## [RECORDS FOR THE EXERCISE]
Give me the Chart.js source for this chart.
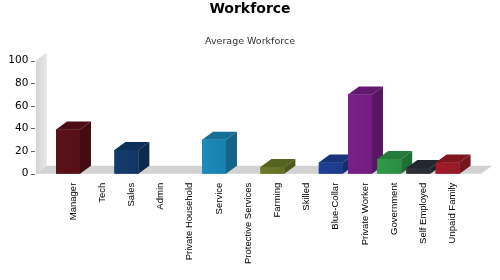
<!DOCTYPE html>
<html>
<head>
<meta charset="utf-8">
<script src="https://cdn.jsdelivr.net/npm/chart.js@4/dist/chart.umd.min.js"></script>
<style>
  html, body { margin: 0; padding: 0; background: #fff; }
  #wrap { width: 500px; height: 280px; }
</style>
</head>
<body>
<div id="wrap"><canvas id="chart"></canvas></div>
<script>
const categories = ['Manager', 'Tech', 'Sales', 'Admin', 'Private Household', 'Service',
    'Protective Services', 'Farming', 'Skilled', 'Blue-Collar', 'Private Worker',
    'Government', 'Self Employed', 'Unpaid Family'];
const workforce = [39, 0, 21, 0, 0, 30, 0, 6, 0, 10, 70, 13, 5, 10];
const yTicks = [0, 20, 40, 60, 80, 100];

const barColors = ['#5c1119', '#333333', '#123b6d', '#333333', '#333333', '#1a8bbb',
    '#333333', '#6b7a27', '#333333', '#1f3f97', '#7b1f8a', '#2f9a48', '#2c3039', '#a11c28'];

// depth of the fake 3d
const DX = 11, DY = 8;

function shade(hex, f) {
    const n = parseInt(hex.slice(1), 16);
    const r = Math.round(((n >> 16) & 255) * f);
    const g = Math.round(((n >> 8) & 255) * f);
    const b = Math.round((n & 255) * f);
    return `rgb(${r},${g},${b})`;
}

function poly(ctx, pts, fill) {
    ctx.beginPath();
    ctx.moveTo(pts[0][0], pts[0][1]);
    for (let i = 1; i < pts.length; i++) ctx.lineTo(pts[i][0], pts[i][1]);
    ctx.closePath();
    ctx.fillStyle = fill;
    ctx.fill();
}

const room3d = {
    id: 'room3d',
    beforeDatasetsDraw(chart) {
        const ctx = chart.ctx;
        const a = chart.chartArea;
        const y = chart.scales.y;
        const top = y.getPixelForValue(100);
        const bot = y.getPixelForValue(0);
        const wl = a.left - 17.5;
        ctx.save();
        // back wall
        const g = ctx.createLinearGradient(wl, 0, wl + DX, 0);
        g.addColorStop(0, '#d4d4d4');
        g.addColorStop(1, '#e8e8e8');
        poly(ctx, [[wl, bot], [wl, top], [wl + DX, top - DY], [wl + DX, bot - DY]], g);
        // floor
        poly(ctx, [[wl, bot], [wl + DX, bot - DY], [a.right + 30, bot - DY], [a.right + 19, bot]], '#d2d2d2');
        // tick marks
        ctx.strokeStyle = '#666';
        ctx.lineWidth = 1;
        yTicks.forEach(v => {
            const py = Math.round(y.getPixelForValue(v)) + 0.5;
            ctx.beginPath();
            ctx.moveTo(wl - 5, py);
            ctx.lineTo(wl - 1, py);
            ctx.stroke();
        });
        ctx.restore();
    },
    afterDatasetsDraw(chart) {
        const ctx = chart.ctx;
        const meta = chart.getDatasetMeta(0);
        ctx.save();
        meta.data.forEach((bar, i) => {
            if (!workforce[i]) return;
            const p = bar.getProps(['x', 'y', 'base', 'width'], true);
            const l = p.x - p.width / 2, r = p.x + p.width / 2;
            const c = barColors[i];
            const fg = ctx.createLinearGradient(l, 0, r, 0);
            fg.addColorStop(0, shade(c, 1.0));
            fg.addColorStop(1, shade(c, 0.92));
            poly(ctx, [[l, p.base], [l, p.y], [r, p.y], [r, p.base]], fg);
            poly(ctx, [[l, p.y], [l + DX, p.y - DY], [r + DX, p.y - DY], [r, p.y]], shade(c, 0.8));
            poly(ctx, [[r, p.y], [r + DX, p.y - DY], [r + DX, p.base - DY], [r, p.base]], shade(c, 0.72));
        });
        ctx.restore();
    }
};

new Chart(document.getElementById('chart'), {
    type: 'bar',
    data: {
        labels: categories,
        datasets: [{
            label: 'Average Workforce',
            data: workforce,
            backgroundColor: barColors,
            categoryPercentage: 1,
            barPercentage: 0.82
        }]
    },
    options: {
        responsive: true,
        maintainAspectRatio: false,
        animation: false,
        layout: { padding: 0 },
        plugins: {
            legend: { display: false },
            tooltip: { enabled: false },
            title: {
                display: true,
                text: 'Workforce',
                color: '#000',
                font: { family: 'DejaVu Sans', size: 14, weight: 'bold' },
                padding: { top: 1, bottom: 18 }
            },
            subtitle: {
                display: true,
                text: 'Average Workforce',
                color: '#333',
                font: { family: 'DejaVu Sans', size: 9.5 },
                padding: { top: 0, bottom: 13.3 }
            }
        },
        scales: {
            x: {
                grid: { display: false, drawTicks: false },
                border: { display: false },
                ticks: {
                    autoSkip: false,
                    minRotation: 90,
                    maxRotation: 90,
                    labelOffset: 5,
                    padding: 9,
                    color: '#000',
                    font: { family: 'Liberation Sans', size: 9.5 }
                },
                afterFit: s => { s.height = 106.3; }
            },
            y: {
                min: 0,
                max: 100,
                grid: { display: false, drawTicks: false },
                border: { display: false },
                afterBuildTicks: s => { s.ticks = yTicks.map(v => ({ value: v })); },
                ticks: {
                    padding: 25,
                    color: '#000',
                    font: { family: 'DejaVu Sans', size: 10.5 }
                },
                afterFit: s => { s.width = 53.4; }
            },
            // empty right axis, only keeps room for the 3d floor
            yRight: {
                position: 'right',
                min: 0,
                max: 100,
                grid: { display: false, drawTicks: false },
                border: { display: false },
                ticks: { display: false },
                afterFit: s => { s.width = 37.8; }
            }
        }
    },
    plugins: [room3d]
});
</script>
</body>
</html>
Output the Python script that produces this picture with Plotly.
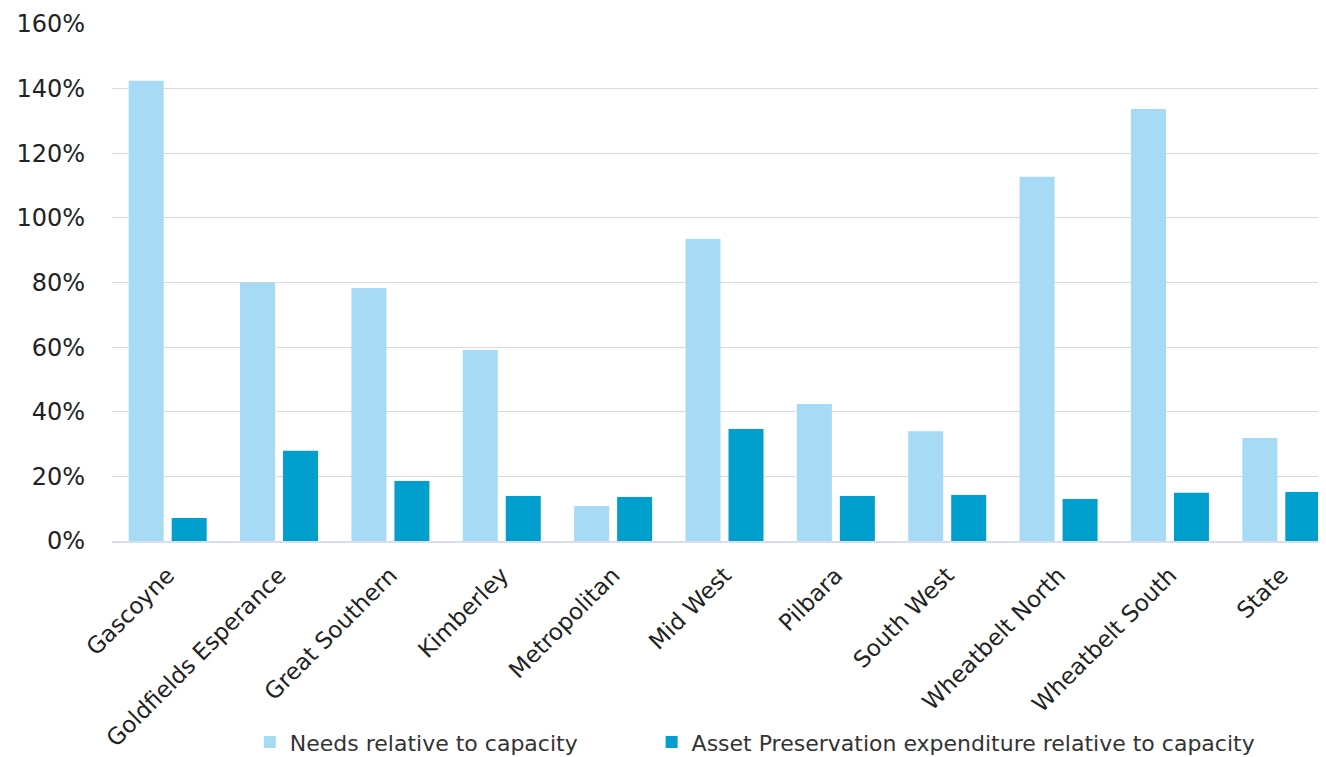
import plotly.graph_objects as go

categories = ["Gascoyne", "Goldfields Esperance", "Great Southern", "Kimberley",
              "Metropolitan", "Mid West", "Pilbara", "South West",
              "Wheatbelt North", "Wheatbelt South", "State"]
needs = [1.424, 0.80, 0.783, 0.591, 0.108, 0.935, 0.424, 0.340, 1.127, 1.337, 0.319]
asset_pres = [0.071, 0.279, 0.186, 0.139, 0.136, 0.347, 0.139, 0.142, 0.130, 0.149, 0.152]
yticks = [0, 0.2, 0.4, 0.6, 0.8, 1.0, 1.2, 1.4, 1.6]
font_family = "'DejaVu Sans', sans-serif"

fig = go.Figure()
fig.add_trace(go.Bar(x=categories, y=needs, name="Needs relative to capacity",
                     marker=dict(color="#A6DAF5", line=dict(width=0)),
                     legend="legend", showlegend=True))
fig.add_trace(go.Bar(x=categories, y=asset_pres,
                     name="Asset Preservation expenditure relative to capacity",
                     marker=dict(color="#009FCE", line=dict(width=0)),
                     legend="legend2", showlegend=True))

legend_common = dict(orientation="h", xanchor="left", y=-0.389, yanchor="middle",
                     font=dict(size=22, color="#333333"), itemwidth=30,
                     bgcolor="rgba(0,0,0,0)", visible=True)

fig.update_layout(
    width=1329, height=757,
    margin=dict(l=104, r=0, t=16, b=224),
    paper_bgcolor="white", plot_bgcolor="white",
    showlegend=True,
    barmode="group", bargap=0.228, bargroupgap=0.186,
    font=dict(family=font_family, color="#222222", size=22),
    legend=dict(x=0.1125, **legend_common),
    legend2=dict(x=0.4405, **legend_common),
    xaxis=dict(tickangle=-45, showline=True, linecolor="#D6DEEF", linewidth=1.5,
               tickfont=dict(size=23, color="#222222"), showgrid=False, ticks="",
               ticklabelstandoff=10),
    yaxis=dict(range=[0, 1.6], tickvals=yticks, tickformat=".0%",
               showgrid=True, gridcolor="#DADADA", gridwidth=1.3,
               zeroline=False, showline=False, ticks="",
               tickfont=dict(size=24, color="#222222"), ticklabelstandoff=26),
)

fig.write_html("out.html")
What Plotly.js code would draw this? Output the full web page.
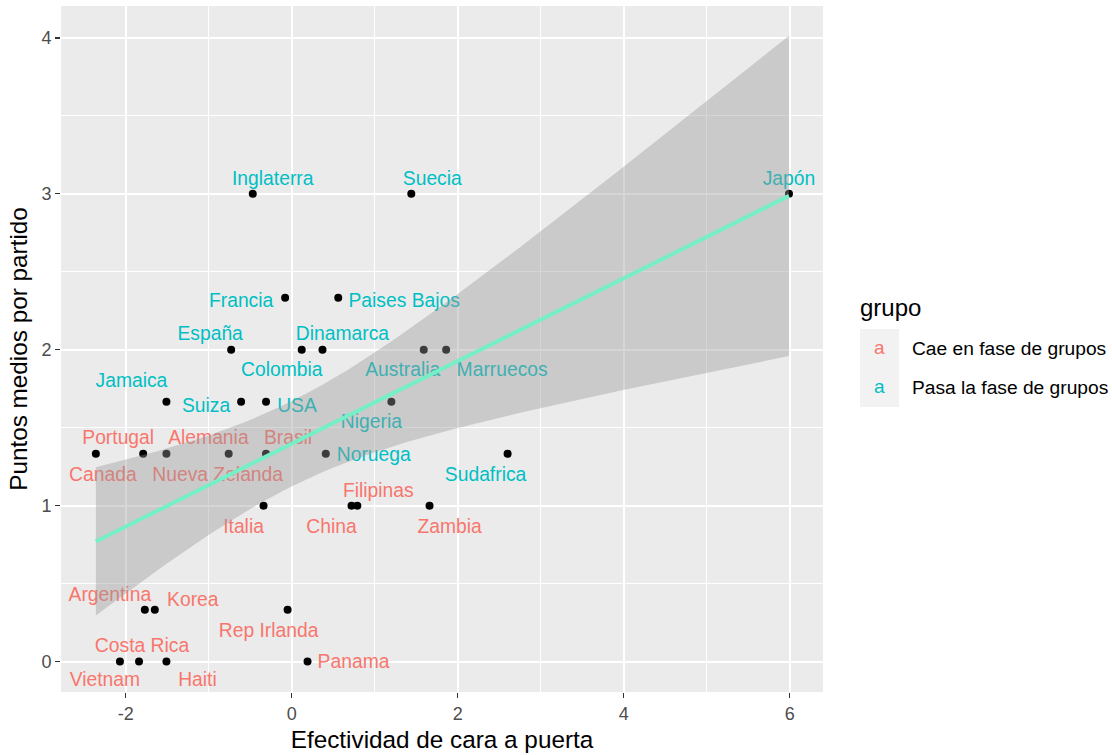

## [WHAT IS REQUIRED]
Output the material word for word, omitting its pictures.

## [RESULT]
Give me the Chart.js source for this chart.
<!DOCTYPE html>
<html>
<head>
<meta charset="utf-8">
<script src="https://cdn.jsdelivr.net/npm/chart.js@4/dist/chart.umd.min.js"></script>
<style>
  html, body { margin: 0; padding: 0; background: #fff; }
  #wrap { width: 500px; height: 280px; }
</style>
</head>
<body>
<div id="wrap"><canvas id="chart"></canvas></div>
<script>
const categories = ['Manager', 'Tech', 'Sales', 'Admin', 'Private Household', 'Service',
    'Protective Services', 'Farming', 'Skilled', 'Blue-Collar', 'Private Worker',
    'Government', 'Self Employed', 'Unpaid Family'];
const workforce = [39, 0, 21, 0, 0, 30, 0, 6, 0, 10, 70, 13, 5, 10];
const yTicks = [0, 20, 40, 60, 80, 100];

const barColors = ['#5c1119', '#333333', '#123b6d', '#333333', '#333333', '#1a8bbb',
    '#333333', '#6b7a27', '#333333', '#1f3f97', '#7b1f8a', '#2f9a48', '#2c3039', '#a11c28'];

// depth of the fake 3d
const DX = 11, DY = 8;

function shade(hex, f) {
    const n = parseInt(hex.slice(1), 16);
    const r = Math.round(((n >> 16) & 255) * f);
    const g = Math.round(((n >> 8) & 255) * f);
    const b = Math.round((n & 255) * f);
    return `rgb(${r},${g},${b})`;
}

function poly(ctx, pts, fill) {
    ctx.beginPath();
    ctx.moveTo(pts[0][0], pts[0][1]);
    for (let i = 1; i < pts.length; i++) ctx.lineTo(pts[i][0], pts[i][1]);
    ctx.closePath();
    ctx.fillStyle = fill;
    ctx.fill();
}

const room3d = {
    id: 'room3d',
    beforeDatasetsDraw(chart) {
        const ctx = chart.ctx;
        const a = chart.chartArea;
        const y = chart.scales.y;
        const top = y.getPixelForValue(100);
        const bot = y.getPixelForValue(0);
        const wl = a.left - 17.5;
        ctx.save();
        // back wall
        const g = ctx.createLinearGradient(wl, 0, wl + DX, 0);
        g.addColorStop(0, '#d4d4d4');
        g.addColorStop(1, '#e8e8e8');
        poly(ctx, [[wl, bot], [wl, top], [wl + DX, top - DY], [wl + DX, bot - DY]], g);
        // floor
        poly(ctx, [[wl, bot], [wl + DX, bot - DY], [a.right + 30, bot - DY], [a.right + 19, bot]], '#d2d2d2');
        // tick marks
        ctx.strokeStyle = '#666';
        ctx.lineWidth = 1;
        yTicks.forEach(v => {
            const py = Math.round(y.getPixelForValue(v)) + 0.5;
            ctx.beginPath();
            ctx.moveTo(wl - 5, py);
            ctx.lineTo(wl - 1, py);
            ctx.stroke();
        });
        ctx.restore();
    },
    afterDatasetsDraw(chart) {
        const ctx = chart.ctx;
        const meta = chart.getDatasetMeta(0);
        ctx.save();
        meta.data.forEach((bar, i) => {
            if (!workforce[i]) return;
            const p = bar.getProps(['x', 'y', 'base', 'width'], true);
            const l = p.x - p.width / 2, r = p.x + p.width / 2;
            const c = barColors[i];
            const fg = ctx.createLinearGradient(l, 0, r, 0);
            fg.addColorStop(0, shade(c, 1.0));
            fg.addColorStop(1, shade(c, 0.92));
            poly(ctx, [[l, p.base], [l, p.y], [r, p.y], [r, p.base]], fg);
            poly(ctx, [[l, p.y], [l + DX, p.y - DY], [r + DX, p.y - DY], [r, p.y]], shade(c, 0.8));
            poly(ctx, [[r, p.y], [r + DX, p.y - DY], [r + DX, p.base - DY], [r, p.base]], shade(c, 0.72));
        });
        ctx.restore();
    }
};

new Chart(document.getElementById('chart'), {
    type: 'bar',
    data: {
        labels: categories,
        datasets: [{
            label: 'Average Workforce',
            data: workforce,
            backgroundColor: barColors,
            categoryPercentage: 1,
            barPercentage: 0.82
        }]
    },
    options: {
        responsive: true,
        maintainAspectRatio: false,
        animation: false,
        layout: { padding: 0 },
        plugins: {
            legend: { display: false },
            tooltip: { enabled: false },
            title: {
                display: true,
                text: 'Workforce',
                color: '#000',
                font: { family: 'DejaVu Sans', size: 14, weight: 'bold' },
                padding: { top: 1, bottom: 18 }
            },
            subtitle: {
                display: true,
                text: 'Average Workforce',
                color: '#333',
                font: { family: 'DejaVu Sans', size: 9.5 },
                padding: { top: 0, bottom: 13.3 }
            }
        },
        scales: {
            x: {
                grid: { display: false, drawTicks: false },
                border: { display: false },
                ticks: {
                    autoSkip: false,
                    minRotation: 90,
                    maxRotation: 90,
                    labelOffset: 5,
                    padding: 9,
                    color: '#000',
                    font: { family: 'Liberation Sans', size: 9.5 }
                },
                afterFit: s => { s.height = 106.3; }
            },
            y: {
                min: 0,
                max: 100,
                grid: { display: false, drawTicks: false },
                border: { display: false },
                afterBuildTicks: s => { s.ticks = yTicks.map(v => ({ value: v })); },
                ticks: {
                    padding: 25,
                    color: '#000',
                    font: { family: 'DejaVu Sans', size: 10.5 }
                },
                afterFit: s => { s.width = 53.4; }
            },
            // empty right axis, only keeps room for the 3d floor
            yRight: {
                position: 'right',
                min: 0,
                max: 100,
                grid: { display: false, drawTicks: false },
                border: { display: false },
                ticks: { display: false },
                afterFit: s => { s.width = 37.8; }
            }
        }
    },
    plugins: [room3d]
});
</script>
</body>
</html>
Output the Python script that produces this picture with Plotly.
import plotly.graph_objects as go

categories = ["Gascoyne", "Goldfields Esperance", "Great Southern", "Kimberley",
              "Metropolitan", "Mid West", "Pilbara", "South West",
              "Wheatbelt North", "Wheatbelt South", "State"]
needs = [1.424, 0.80, 0.783, 0.591, 0.108, 0.935, 0.424, 0.340, 1.127, 1.337, 0.319]
asset_pres = [0.071, 0.279, 0.186, 0.139, 0.136, 0.347, 0.139, 0.142, 0.130, 0.149, 0.152]
yticks = [0, 0.2, 0.4, 0.6, 0.8, 1.0, 1.2, 1.4, 1.6]
font_family = "'DejaVu Sans', sans-serif"

fig = go.Figure()
fig.add_trace(go.Bar(x=categories, y=needs, name="Needs relative to capacity",
                     marker=dict(color="#A6DAF5", line=dict(width=0)),
                     legend="legend", showlegend=True))
fig.add_trace(go.Bar(x=categories, y=asset_pres,
                     name="Asset Preservation expenditure relative to capacity",
                     marker=dict(color="#009FCE", line=dict(width=0)),
                     legend="legend2", showlegend=True))

legend_common = dict(orientation="h", xanchor="left", y=-0.389, yanchor="middle",
                     font=dict(size=22, color="#333333"), itemwidth=30,
                     bgcolor="rgba(0,0,0,0)", visible=True)

fig.update_layout(
    width=1329, height=757,
    margin=dict(l=104, r=0, t=16, b=224),
    paper_bgcolor="white", plot_bgcolor="white",
    showlegend=True,
    barmode="group", bargap=0.228, bargroupgap=0.186,
    font=dict(family=font_family, color="#222222", size=22),
    legend=dict(x=0.1125, **legend_common),
    legend2=dict(x=0.4405, **legend_common),
    xaxis=dict(tickangle=-45, showline=True, linecolor="#D6DEEF", linewidth=1.5,
               tickfont=dict(size=23, color="#222222"), showgrid=False, ticks="",
               ticklabelstandoff=10),
    yaxis=dict(range=[0, 1.6], tickvals=yticks, tickformat=".0%",
               showgrid=True, gridcolor="#DADADA", gridwidth=1.3,
               zeroline=False, showline=False, ticks="",
               tickfont=dict(size=24, color="#222222"), ticklabelstandoff=26),
)

fig.write_html("out.html")
What Plotly.js code would draw this? Output the full web page.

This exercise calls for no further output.